__The request__: The lines from the top of the material through the line with "y_ticks = [0, 2000, 4000, 6000, 8000, 10000, 12000, 14000]" are to be set down exactly. Leave the pictures out.

__Given data__:
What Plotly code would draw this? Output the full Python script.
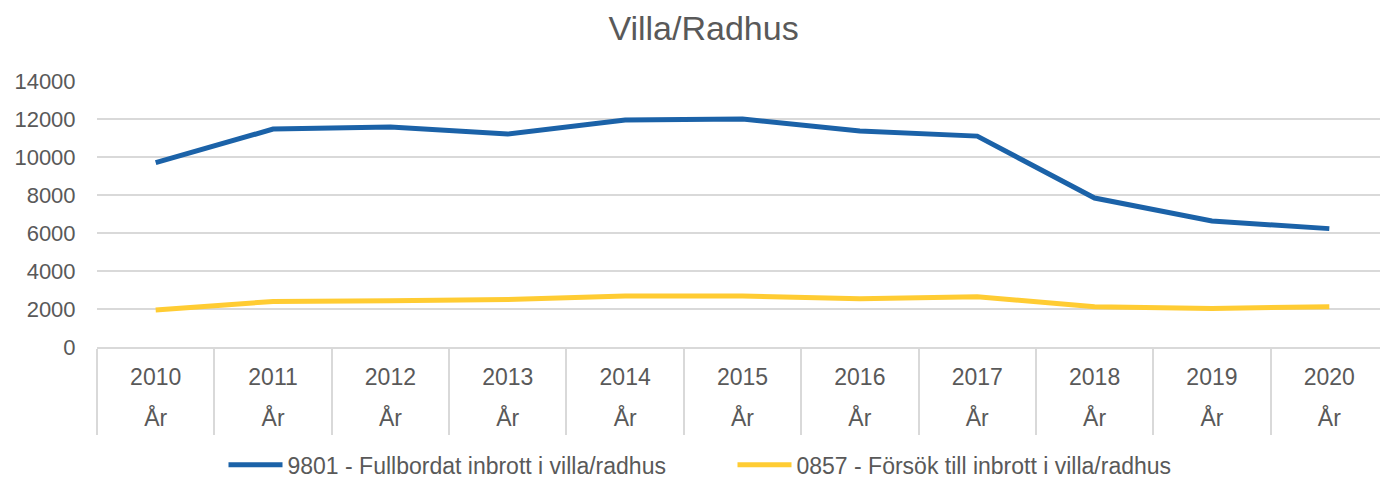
import plotly.graph_objects as go

years = ["2010", "2011", "2012", "2013", "2014", "2015", "2016", "2017", "2018", "2019", "2020"]
year_unit = ["År"] * len(years)
fullbordat = [9700, 11470, 11580, 11210, 11950, 12000, 11370, 11100, 7840, 6630, 6230]
forsok = [1950, 2400, 2430, 2500, 2680, 2680, 2540, 2650, 2120, 2030, 2120]
y_ticks = [0, 2000, 4000, 6000, 8000, 10000, 12000, 14000]

font_main = "Liberation Sans, Arial, sans-serif"
grey_text = "#595959"
grid = "#d9d9d9"

fig = go.Figure()
fig.add_trace(go.Scatter(x=years, y=fullbordat, mode="lines",
                         name="9801 - Fullbordat inbrott i villa/radhus",
                         line=dict(color="#1B62A8", width=5)))
fig.add_trace(go.Scatter(x=years, y=forsok, mode="lines",
                         name="0857 - Försök till inbrott i villa/radhus",
                         line=dict(color="#FFCC33", width=5)))
# invisible helpers so the overlay axes get the categories
fig.add_trace(go.Scatter(x=years, y=forsok, xaxis="x2", mode="lines", opacity=0,
                         showlegend=False, hoverinfo="skip"))
fig.add_trace(go.Scatter(x=years, y=forsok, xaxis="x3", mode="lines", opacity=0,
                         showlegend=False, hoverinfo="skip"))

axis_common = dict(type="category", categoryorder="array", categoryarray=years,
                   range=[-0.5, len(years) - 0.5], showgrid=False, zeroline=False)

# page body has an 8px margin, so the figure is a bit smaller than the window
fig.update_layout(
    width=1380, height=471,
    margin=dict(l=89, r=0, t=73, b=132, autoexpand=False),
    paper_bgcolor="white", plot_bgcolor="white",
    font=dict(family=font_main, color=grey_text, size=21),
    title=dict(text="Villa/Radhus", x=0.504, xref="container", xanchor="center",
               y=0.958, yanchor="middle", font=dict(size=34, color=grey_text)),
    xaxis=dict(**axis_common, showline=True, linecolor=grid, linewidth=1.5,
               ticks="outside", tickson="boundaries", ticklen=86,
               tickcolor=grid, tickwidth=1.5, showticklabels=False),
    xaxis2=dict(**axis_common, overlaying="x", anchor="y", side="bottom",
                showline=False, ticks="outside", ticklen=9,
                tickcolor="rgba(0,0,0,0)", tickfont=dict(size=23)),
    xaxis3=dict(**axis_common, overlaying="x", anchor="y", side="bottom",
                showline=False, ticks="outside", ticklen=50,
                tickcolor="rgba(0,0,0,0)", tickmode="array",
                tickvals=years, ticktext=year_unit, tickfont=dict(size=23)),
    yaxis=dict(range=[0, 14000], tickmode="array", tickvals=y_ticks,
               tickformat="d",
               showgrid=True, gridcolor=grid, gridwidth=1.5, zeroline=False,
               showline=False, ticks="outside", ticklen=16,
               tickcolor="rgba(0,0,0,0)", tickfont=dict(size=22)),
    legend=dict(orientation="h", xref="container", x=0.525, xanchor="center",
                yref="container", y=0.03, yanchor="middle",
                font=dict(size=23), itemwidth=54, entrywidth=440,
                bgcolor="rgba(0,0,0,0)"),
    showlegend=True,
)

fig.write_html("out.html")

__Exercise answer__:
What Plotly code would draw this? Output the full Python script.
import plotly.graph_objects as go

years = ["2010", "2011", "2012", "2013", "2014", "2015", "2016", "2017", "2018", "2019", "2020"]
year_unit = ["År"] * len(years)
fullbordat = [9700, 11470, 11580, 11210, 11950, 12000, 11370, 11100, 7840, 6630, 6230]
forsok = [1950, 2400, 2430, 2500, 2680, 2680, 2540, 2650, 2120, 2030, 2120]
y_ticks = [0, 2000, 4000, 6000, 8000, 10000, 12000, 14000]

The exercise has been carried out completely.